I really never intended this to become a discontinued and expired film blog. They just keep finding me. First, it was a bulk roll of Tri-X and a box of 4x5 Plus-X I rescued when we got rid of the freezer in my department. Then Almon Benton gave me a twenty-year-old roll of super fine-grained Agfapan APX 25. Last year, Jonathon Gutow gave me some common Fuji 400 that was really old and poorly stored, which made horrible negatives, but I was surprised that they yielded reasonable pictures, although of course with Photoshop providing intense arbitration. I had good luck with an old roll of Ilford XP2 this spring, and got good results with some 220 format Kodak Portra NC 400 last month. When I saw four 120 rolls of Fujicolor NPS in the $5.00 bargain basket at Camera Casino, it seemed worth the chance.
It's a professional color negative film. The things I remember about the category of professional medium format films are that they cost more and were refrigerated in the store because their precisely calibrated color became intolerably less professional outside the correct conditions.
I remembered to ask how they were stored. They had no idea. Most of the rolls in that bin were given to them. It's a good bet, with the likely original buyer of this film being a pro, it was refrigerated until it got to the store. These rolls are pretty darn old, expired in 2001.
Somewhat at random, I picked the AirPods Pro Box Camera for the trial.
I measured exposures at ISO 64, based on a four-year-old discussion on Photrio. The negatives look normal. The film does show its age. It is as slow as predicted, with noticeably low contrast. The color balance is somewhat muted but otherwise normal, if it's correctly exposed. When overexposed, it rapidly shifts toward cyan and underexposed toward magenta. With a wide angle like this camera provides (77 degrees), vignetting in the distant corners is a common issue. The centers are likely to be overexposed directly under the pinhole with my casual approach to timing exposures. That makes for some interesting negatives, but my friend Adobe and I could bring them around without extreme measures. I wouldn't call the color natural, but come on, it's pinhole photography, I'm not trying to be natural. My goal is to make the color not distractingly wrong, and I'm fine with some painterly freedom to the palette.A good bit of the motivation was that it was a beautiful day and I was ready quite early in the morning. Trying out some old film would be a great excuse to go out and play pinhole. As I neared the railroad I passed the long plain back of a self-storage facility completely clad in dark grey siding. That reminded me of a project I had been considering. I've noticed that greyscale building exteriors have recently become the fashionable rage in architecture. That would be a funny test of the color rendition of the film. And you thought the blog title referred to the age of the film, or mine.

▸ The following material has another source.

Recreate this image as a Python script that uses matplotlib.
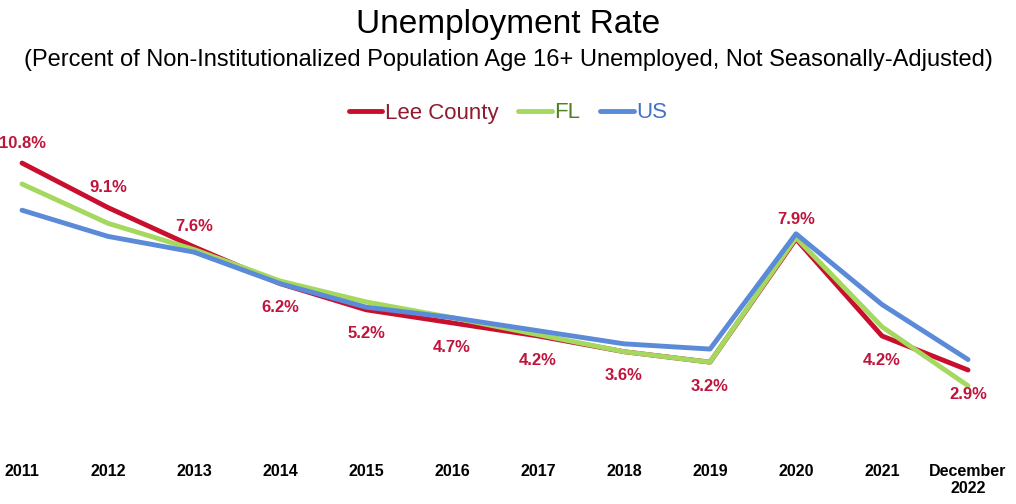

Some colors show up at the YMCA, but it's mostly great slabs of grey.

There is only one opening on that long stretch of aluminized clapboard, covered with perfectly matched steel siding.
Just across the railroad, another self-storage facility - white doors and gutters, but otherwise a medium grey.

Some colors show up at the YMCA, but it's mostly great slabs of grey.

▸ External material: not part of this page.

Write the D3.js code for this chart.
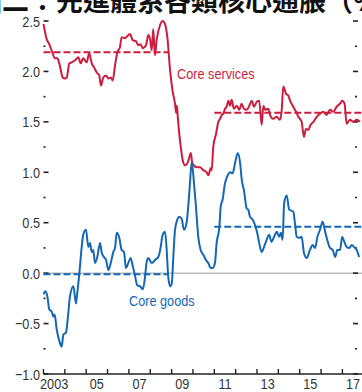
<!DOCTYPE html>
<html><head><meta charset="utf-8">
<script src="https://cdn.jsdelivr.net/npm/d3@7"></script>
<style>
html,body{margin:0;padding:0;background:#fff;overflow:hidden;}
svg{display:block;}
</style></head>
<body><svg id="c" width="362" height="392"></svg>
<script>
// ---- data ----
const titleText = "圖二：先進體系各類核心通脹（%）";
const svcT = [2003.00,2003.15,2003.27,2003.38,2003.54,2003.65,2003.74,2003.90,2004.00,2004.09,2004.21,2004.32,2004.48,2004.63,2004.74,2004.86,2005.02,2005.14,2005.26,2005.37,2005.49,2005.61,2005.69,2005.80,2005.93,2006.04,2006.15,2006.24,2006.35,2006.46,2006.58,2006.66,2006.82,2006.92,2007.05,2007.18,2007.33,2007.44,2007.55,2007.65,2007.80,2007.91,2007.99,2008.07,2008.14,2008.22,2008.30,2008.46,2008.58,2008.69,2008.80,2008.93,2009.05,2009.16,2009.21,2009.25,2009.29,2009.36,2009.43,2009.52,2009.63,2009.74,2009.82,2009.90,2009.97,2010.18,2010.33,2010.49,2010.64,2010.72,2010.83,2010.88,2010.95,2011.08,2011.19,2011.27,2011.35,2011.42,2011.50,2011.58,2011.66,2011.74,2011.81,2011.92,2012.05,2012.17,2012.28,2012.39,2012.52,2012.64,2012.75,2012.86,2012.99,2013.10,2013.22,2013.30,2013.38,2013.53,2013.61,2013.76,2013.92,2014.08,2014.16,2014.23,2014.36,2014.47,2014.55,2014.70,2014.83,2014.94,2015.09,2015.20,2015.29,2015.40,2015.51,2015.64,2015.80,2015.95,2016.10,2016.26,2016.42,2016.57,2016.73,2016.89,2017.00,2017.10,2017.20,2017.27,2017.35,2017.51,2017.67,2017.82];
const svcV = [2.47,2.32,2.27,2.21,2.13,2.13,2.08,1.94,1.93,1.94,2.08,2.09,2.11,2.14,2.08,2.13,2.09,2.18,2.08,2.04,1.99,1.96,1.86,1.94,1.96,1.93,1.94,1.91,2.06,2.19,2.24,2.34,2.33,2.35,2.37,2.31,2.30,2.26,2.27,2.23,2.26,2.36,2.32,2.21,2.42,2.16,2.31,2.46,2.50,2.47,2.34,2.01,1.80,1.68,1.59,1.66,1.55,1.38,1.25,1.12,1.07,1.09,1.14,1.19,1.09,1.05,1.05,1.02,1.00,0.97,1.04,1.02,1.25,1.38,1.50,1.53,1.57,1.58,1.63,1.65,1.71,1.66,1.72,1.63,1.66,1.62,1.68,1.63,1.62,1.66,1.71,1.65,1.70,1.71,1.47,1.66,1.62,1.63,1.57,1.53,1.55,1.52,1.62,1.85,1.78,1.76,1.71,1.65,1.60,1.55,1.50,1.35,1.43,1.42,1.47,1.50,1.55,1.58,1.60,1.57,1.62,1.60,1.65,1.68,1.71,1.68,1.48,1.50,1.52,1.50,1.52,1.50];
const gdsT = [2003.00,2003.08,2003.18,2003.27,2003.38,2003.46,2003.52,2003.62,2003.70,2003.80,2003.85,2003.93,2004.05,2004.16,2004.24,2004.40,2004.52,2004.58,2004.68,2004.79,2004.86,2004.99,2005.10,2005.18,2005.26,2005.33,2005.41,2005.52,2005.65,2005.72,2005.83,2005.93,2006.04,2006.15,2006.27,2006.35,2006.43,2006.55,2006.66,2006.77,2006.86,2006.97,2007.08,2007.18,2007.29,2007.39,2007.52,2007.65,2007.75,2007.83,2007.91,2008.07,2008.22,2008.38,2008.49,2008.58,2008.69,2008.77,2008.84,2008.93,2009.01,2009.08,2009.16,2009.27,2009.36,2009.47,2009.58,2009.71,2009.78,2009.86,2009.94,2010.05,2010.14,2010.25,2010.36,2010.49,2010.61,2010.72,2010.83,2010.92,2011.03,2011.11,2011.24,2011.30,2011.39,2011.50,2011.61,2011.74,2011.86,2011.97,2012.10,2012.21,2012.29,2012.39,2012.52,2012.59,2012.67,2012.80,2012.90,2013.01,2013.10,2013.22,2013.33,2013.45,2013.57,2013.68,2013.80,2013.93,2014.04,2014.12,2014.20,2014.27,2014.39,2014.51,2014.70,2014.78,2014.86,2014.98,2015.09,2015.20,2015.33,2015.48,2015.61,2015.72,2015.83,2015.95,2016.08,2016.19,2016.29,2016.42,2016.55,2016.66,2016.76,2016.89,2016.99,2017.09,2017.20,2017.32,2017.44,2017.54,2017.67,2017.78];
const gdsV = [-0.21,-0.18,-0.23,-0.36,-0.38,-0.43,-0.41,-0.56,-0.64,-0.71,-0.73,-0.61,-0.59,-0.40,-0.23,-0.13,-0.30,-0.20,0.00,0.26,0.38,0.43,0.26,0.30,0.21,0.23,0.10,0.16,0.30,0.21,0.16,0.13,0.03,0.10,0.21,0.25,0.40,0.35,0.23,0.21,0.05,0.10,0.15,0.07,-0.03,-0.12,-0.13,-0.16,-0.05,0.11,0.15,0.10,0.13,0.16,0.26,0.38,0.41,0.23,-0.03,-0.13,-0.10,0.16,0.43,0.53,0.56,0.54,0.43,0.51,0.66,0.89,1.10,0.89,0.66,0.36,0.23,0.18,0.13,0.10,0.05,0.05,0.10,0.30,0.46,0.66,0.73,0.89,0.96,1.00,0.99,1.09,1.19,1.09,0.92,0.82,0.64,0.63,0.56,0.53,0.48,0.40,0.30,0.21,0.26,0.33,0.38,0.31,0.36,0.41,0.36,0.40,0.33,0.69,0.77,0.63,0.61,0.49,0.36,0.35,0.36,0.20,0.15,0.23,0.28,0.25,0.36,0.43,0.51,0.41,0.33,0.25,0.23,0.16,0.23,0.23,0.36,0.31,0.26,0.25,0.28,0.26,0.23,0.16];
// period averages: [start, end]
const periodStart = [2003.0, 2011.0];
const periodEnd = [2008.83, 2017.95];
const svcAvg = [2.19, 1.59];
const gdsAvg = [-0.01, 0.46];
const yMajor = [2.5, 2.0, 1.5, 1.0, 0.5, 0.0, -0.5, -1.0];
const yMinor = [2.25, 1.75, 1.25, 0.75, 0.25, -0.25, -0.75];
const xTickYears = [2003,2004,2005,2006,2007,2008,2009,2010,2011,2012,2013,2014,2015,2016,2017];
const xLabelYears = [2003,2005,2007,2009,2011,2013,2015,2017];
const xLabels = ["2003","05","07","09","11","13","15","17"];

// ---- drawing ----
const RED = "#cc1d3e", BLUE = "#1467b5", TXT = "#333333";
const FONT = "'Liberation Sans',Arial,sans-serif";
const SQ = 0.82; // horizontal condensing to mimic a narrow face
const svg = d3.select("#c");
const x = d3.scaleLinear().domain([2003, 2018]).range([43.5, 363.75]);
const y = d3.scaleLinear().domain([-1, 2.5]).range([374, 21]);

function narrowText(px, py, str, anchor, color, size) {
  return svg.append("text")
    .attr("transform", `translate(${px},${py}) scale(${SQ},1)`)
    .attr("text-anchor", anchor).attr("font-family", FONT)
    .attr("font-size", size).attr("fill", color).text(str);
}

// title (clipped at top)
svg.append("text").attr("x", -25).attr("y", 10.5)
  .attr("font-family", "'Noto Sans CJK TC','Noto Sans CJK SC',sans-serif")
  .attr("font-size", 27).attr("font-weight", 700).attr("fill", "#111")
  .text(titleText);

// zero line
svg.append("line").attr("x1", x(2003)).attr("x2", 362).attr("y1", y(0)).attr("y2", y(0))
  .attr("stroke", "#999").attr("stroke-width", 1);

// y ticks left & right
yMajor.forEach(v => {
  svg.append("line").attr("x1", 43.5).attr("x2", 48.5).attr("y1", y(v)).attr("y2", y(v)).attr("stroke", "#222").attr("stroke-width", 1.6);
  svg.append("line").attr("x1", 353).attr("x2", 358).attr("y1", y(v)).attr("y2", y(v)).attr("stroke", "#222").attr("stroke-width", 1.6);
  narrowText(40, y(v) + 5.5, d3.format(".1f")(v).replace("-", "\u2212"), "end", TXT, 15.5);
});
yMinor.forEach(v => {
  svg.append("line").attr("x1", 43.5).attr("x2", 45.5).attr("y1", y(v)).attr("y2", y(v)).attr("stroke", "#222").attr("stroke-width", 1.6);
  svg.append("line").attr("x1", 355).attr("x2", 357).attr("y1", y(v)).attr("y2", y(v)).attr("stroke", "#222").attr("stroke-width", 1.6);
});

// x axis
svg.append("line").attr("x1", x(2003)).attr("x2", 362).attr("y1", y(-1)).attr("y2", y(-1)).attr("stroke", "#222").attr("stroke-width", 1.4);
xTickYears.forEach(t => {
  svg.append("line").attr("x1", x(t)).attr("x2", x(t)).attr("y1", y(-1)).attr("y2", y(-1) - 5).attr("stroke", "#222").attr("stroke-width", 1.4);
});
xLabelYears.forEach((t, i) => {
  narrowText(x(t + 0.5), 388.5, xLabels[i], "middle", TXT, 15.5);
});

// averages
function dashed(vals, color) {
  vals.forEach((v, i) => {
    svg.append("line").attr("x1", x(periodStart[i])).attr("x2", x(periodEnd[i]))
      .attr("y1", y(v)).attr("y2", y(v)).attr("stroke", color).attr("stroke-width", 2)
      .attr("stroke-dasharray", "7,3");
  });
}
dashed(svcAvg, RED);
dashed(gdsAvg, BLUE);

// series
const line = d3.line().x(d => x(d[0])).y(d => y(d[1])).curve(d3.curveMonotoneX);
svg.append("path").datum(svcT.map((t, i) => [t, svcV[i]])).attr("d", line)
  .attr("fill", "none").attr("stroke", RED).attr("stroke-width", 2).attr("stroke-linejoin", "round");
svg.append("path").datum(gdsT.map((t, i) => [t, gdsV[i]])).attr("d", line)
  .attr("fill", "none").attr("stroke", BLUE).attr("stroke-width", 2).attr("stroke-linejoin", "round");

// labels
narrowText(177, 79, "Core services", "start", RED, 15.5);
narrowText(129, 306, "Core goods", "start", BLUE, 15.5);
</script>
</body></html>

It's not just the utilitarians and the modernists. The Corbett House, being publicly restored by a pair of realtors on Facebook, is covered in this dark monotone.


The brand new Day By Day Shelter is more noticeably grey on the other side, but they might not appreciate me photographing the front door. Here in the back, a staff member came out and waved when she drove out.

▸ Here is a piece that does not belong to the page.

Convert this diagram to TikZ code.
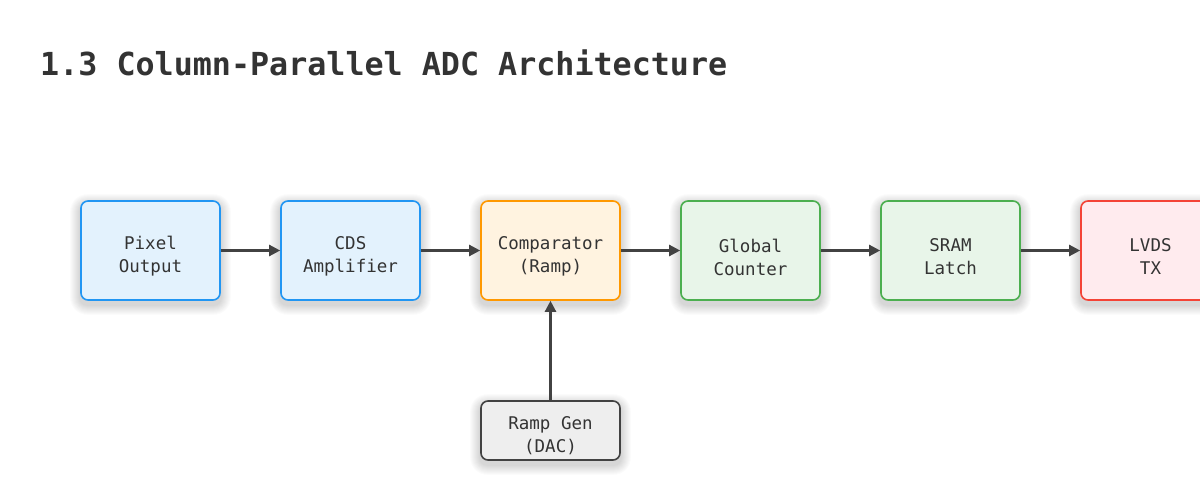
\documentclass[tikz,border=0pt]{standalone}
\usepackage{fontspec}
\setmonofont{DejaVu Sans Mono}
\usetikzlibrary{arrows.meta,backgrounds}
\pgfdeclarelayer{paper}
\pgfsetlayers{paper,background,main}
\definecolor{txt}{HTML}{333333}
\definecolor{arr}{HTML}{424242}
\definecolor{bluebd}{HTML}{2196F3}\definecolor{bluefl}{HTML}{E3F2FD}
\definecolor{orbd}{HTML}{FF9800}\definecolor{orfl}{HTML}{FFF3E0}
\definecolor{grbd}{HTML}{4CAF50}\definecolor{grfl}{HTML}{E8F5E9}
\definecolor{rdbd}{HTML}{F44336}\definecolor{rdfl}{HTML}{FFEBEE}
\definecolor{gybd}{HTML}{424242}\definecolor{gyfl}{HTML}{EEEEEE}
\tikzset{
  blockbox/.style={draw, line width=1.6pt, rounded corners=7pt, minimum width=139pt, minimum height=99pt, inner sep=0pt},
  bluebox/.style={blockbox, draw=bluebd, fill=bluefl},
  orbox/.style={blockbox, draw=orbd, fill=orfl},
  grbox/.style={blockbox, draw=grbd, fill=grfl},
  rdbox/.style={blockbox, draw=rdbd, fill=rdfl},
  gybox/.style={blockbox, draw=gybd, fill=gyfl, minimum height=59pt},
  boxtext/.style={align=center, text=txt, font=\ttfamily\fontsize{17.5}{23}\selectfont, inner sep=0pt},
  flow/.style={draw=arr, line width=2.3pt, -{Triangle[length=11pt,width=11pt]}},
}
\newcommand{\softshadow}[1]{%
  \foreach \r in {1,...,10}{
    \fill[black, opacity=0.014, rounded corners=7pt+\r pt]
      ([xshift=-\r pt, yshift=-\r pt-4pt]#1.south west) rectangle ([xshift=\r pt, yshift=\r pt-4pt]#1.north east);
  }}
\begin{document}
\begin{tikzpicture}[x=1pt,y=-1pt]
\begin{pgfonlayer}{paper}
\fill[white] (0,0) rectangle (1200,500);
\end{pgfonlayer}
\useasboundingbox (0,0) rectangle (1200,500);
\node[anchor=base west, text=txt, font=\ttfamily\bfseries\fontsize{31.7}{36}\selectfont, inner sep=0pt] (title) at (40,76) {1.3 Column-Parallel ADC Architecture};
\node[bluebox] (pix) at (150.5,250.5) {};
\node[bluebox] (cds) at (350.5,250.5) {};
\node[orbox] (cmp) at (550.5,250.5) {};
\node[grbox] (cnt) at (750.5,250.5) {};
\node[grbox] (sram) at (950.5,250.5) {};
\node[rdbox] (lvds) at (1150.5,250.5) {};
\node[gybox] (ramp) at (550.5,430.5) {};
\begin{scope}[on background layer]
  \softshadow{pix}\softshadow{cds}\softshadow{cmp}\softshadow{cnt}\softshadow{sram}\softshadow{lvds}\softshadow{ramp}
\end{scope}
\node[boxtext] (pixt) at (150.5,256) {Pixel\\Output};
\node[boxtext] (cdst) at (350.5,256) {CDS\\Amplifier};
\node[boxtext] (cmpt) at (550.5,256) {Comparator\\(Ramp)};
\node[boxtext] (cntt) at (750.5,257) {Global\\Counter};
\node[boxtext] (sramt) at (950.5,257) {SRAM\\Latch};
\node[boxtext] (lvdst) at (1150.5,257) {LVDS\\TX};
\node[boxtext] (rampt) at (550.5,436) {Ramp Gen\\(DAC)};
\draw[flow] (pix) -- (cds);
\draw[flow] (cds) -- (cmp);
\draw[flow] (cmp) -- (cnt);
\draw[flow] (cnt) -- (sram);
\draw[flow] (sram) -- (lvds);
\draw[flow] (ramp) -- (cmp);
\end{tikzpicture}
\end{document}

The AirPod Pro Box Camera has a .28mm pinhole 40mm from a 6x6cm frame. The vintage Fuji was developed in a Cinestill liter powder C41 kit.
I documented the construction of Mackson Corners Apartments when it was just an elevator shaft, and shortly after it was finished.
The docks next to it on the river are also devoid of color.
A little lower contrast distribution of shades in the Annex Building across the road with matching utilities for my foreground.
From the river, Anthem Luxury Living looks like red brick with colored panels, but the street side is this monochrome facade.
The Brio Building strikes me as a disjointed stack of flat boxes

The Miles Kimball building, another I've covered since it was a windowless wall.
Anybody notice that, without a rising pinhole, this became an exercise in managing converging verticals? I had never noticed one-story Houge’s Bar was all grey until I was looking for something to finish the roll.
The AirPod Pro Box Camera has a .28mm pinhole 40mm from a 6x6cm frame. The vintage Fuji was developed in a Cinestill liter powder C41 kit.